With seemingly everyone in the world claiming to be “the expert,” the purchasing market is confused. This confusion extends to business owners and sales teams that refuse to permit an expert’s vision and creativity to craft their brands for increased brand recognition and sales. Marketing is inherently fun, and everyone readily provides input, no matter their company role, typically leading to a confusing messaging strategy that sputters from the outset.
Malcolm Gladwell posits the 10,000-hour rule in his book Outliers, which states that individuals’ efforts applied to real-world situations in their chosen fields greater than 10,000 hours validates them as an “expert.” With thirty years of practical marketing experience (and a communications degree), I have helped grow brands and sales across the world. My forty-hour, eight-hour-per-day workweek translates to 2,080 hours per year. Over thirty years, the result is 62,400 hours. By Gladwell’s standard, that’s “expert times six.”
As a marketing expert, I have experienced tremendous successes and a few failures. The minority failure category is typically due to a company not investing properly in marketing (not enough budget), input from too many people (messaging is unfocused and confusing to the audience), or lack of chemistry between myself and client company stakeholders. To be effective, the experts need to be trusted with the larger marketing vision and execution. When people trust my guidance and expertise, the success odds swing heavily in their favor.
Marketing-forward companies that want tangible sales growth need to provide the expert as much information as possible about their company, ideal customer profile, competition, and differences from the competition. They then need to trust the industrial marketing expert to apply an objective vision to a comprehensive strategy to grow the company. This road map for company growth should then be approved by leadership and adopted by the sales staff.
Too often, I see impatient salespeople butt in and create their own version of sales collateral that distracts from the company’s branding goals. Somehow, a marketing class in college or time spent on Facebook qualifies them (in their minds) to initiate renegade campaigns.

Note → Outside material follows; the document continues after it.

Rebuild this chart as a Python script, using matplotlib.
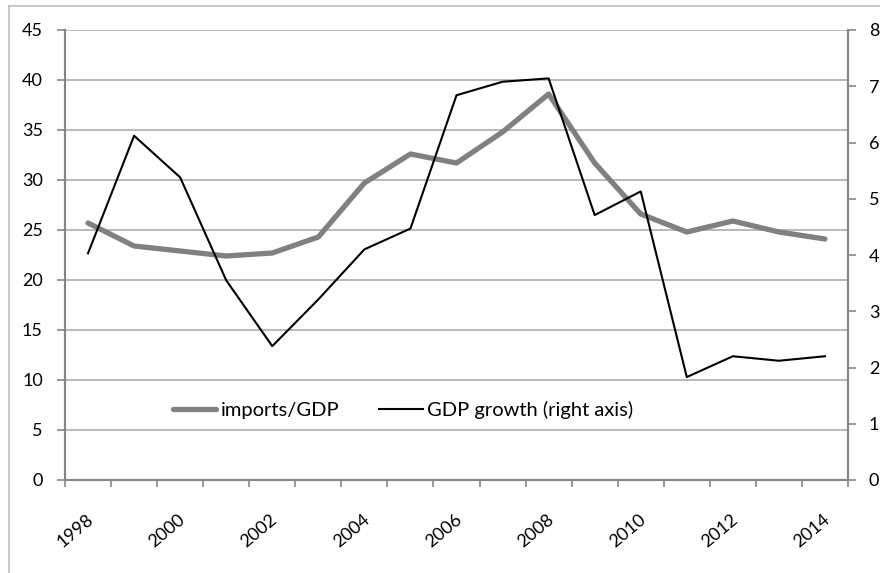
import matplotlib
matplotlib.use("Agg")
import matplotlib.pyplot as plt
from matplotlib.lines import Line2D
from matplotlib.transforms import ScaledTranslation
import numpy as np

years = list(range(1998, 2015))
imports_gdp = [25.7, 23.4, 22.9, 22.4, 22.7, 24.3, 29.7, 32.6, 31.7, 34.8, 38.6,
               31.7, 26.6, 24.8, 25.9, 24.8, 24.1]
gdp_growth = [4.03, 6.12, 5.38, 3.55, 2.38, 3.21, 4.10, 4.47, 6.84, 7.08, 7.14,
              4.71, 5.13, 1.83, 2.20, 2.12, 2.20]
left_ticks = [0, 5, 10, 15, 20, 25, 30, 35, 40, 45]
right_ticks = [0, 1, 2, 3, 4, 5, 6, 7, 8]
label_years = [str(y) for y in years]

plt.rcParams['font.family'] = ['Lato', 'DejaVu Sans']
FS = 13
LFS = 14.5
W, H = 880, 573
fig = plt.figure(figsize=(W / 100, H / 100), dpi=100)
ax = fig.add_axes([65 / W, 1 - 480 / H, (848 - 65) / W, (480 - 30) / H])
ax2 = ax.twinx()

x = np.arange(len(years))
spine_c = '#868686'
grid_c = '#a6a6a6'

l1, = ax.plot(x, imports_gdp, color='#808080', lw=3.8, solid_capstyle='round',
              solid_joinstyle='round', label='imports/GDP', zorder=3)
l2, = ax2.plot(x, gdp_growth, color='black', lw=1.5, label='GDP growth (right axis)', zorder=4)

ax.set_xlim(-0.5, len(years) - 0.5)
ax.set_ylim(0, 45)
ax2.set_ylim(0, 8)
ax.set_yticks(left_ticks)
ax2.set_yticks(right_ticks)
ax.yaxis.grid(True, color=grid_c, lw=1.1)
ax.set_axisbelow(True)

ax.set_xticks(x[::2])
ax.set_xticklabels(label_years[::2], rotation=40, ha='right', va='center',
                   rotation_mode='anchor', fontsize=FS)
ax.set_xticks(np.arange(-0.5, len(years), 1.0), minor=True)
ax.tick_params(axis='x', which='major', length=0, pad=27)
ax.tick_params(axis='x', which='minor', length=5, color=spine_c, width=1.2, direction='out')
ax.tick_params(axis='y', length=6, color=spine_c, width=1.2, pad=10, labelsize=FS)
ax2.tick_params(axis='y', length=6, color=spine_c, width=1.2, pad=9, labelsize=FS)
shift = ScaledTranslation(3 / 100, 0, fig.dpi_scale_trans)
for lab in ax.get_xticklabels():
    lab.set_transform(lab.get_transform() + shift)

for a in (ax, ax2):
    a.spines['top'].set_visible(False)
    for s in ('left', 'right', 'bottom'):
        a.spines[s].set_color(spine_c)
        a.spines[s].set_linewidth(1.5)

leg = ax.legend(handles=[l1, l2], loc='center', bbox_to_anchor=(403 / W, 1 - 410 / H),
                bbox_transform=fig.transFigure, ncol=2, frameon=False, fontsize=LFS,
                handlelength=2.15, handletextpad=0.2, columnspacing=2.0)
leg.set_zorder(10)

# outer chart frame
fig.add_artist(Line2D([9 / W, 9 / W], [0, 1 - 6 / H], transform=fig.transFigure,
                      color='#bfbfbf', lw=1.2))
fig.add_artist(Line2D([9 / W, 1], [1 - 6 / H, 1 - 6 / H], transform=fig.transFigure,
                      color='#bfbfbf', lw=1.2))

fig.savefig('out.png', dpi=100)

Corporate lawyers and CPAs rarely experience this phenomenon because legal documents and corporate tax returns are rarely second-guessed. However, ad campaigns are routinely destroyed by overzealous owners and salespeople taking a clear message and muddling it. The role of corporate approval should be focused more on ensuring accurate and consistent messaging, not alternative directions.
The best policy is to provide ample information up front to your marketing expert, trust his or her expertise, and commit to a long-term marketing strategy to achieve measurable company growth.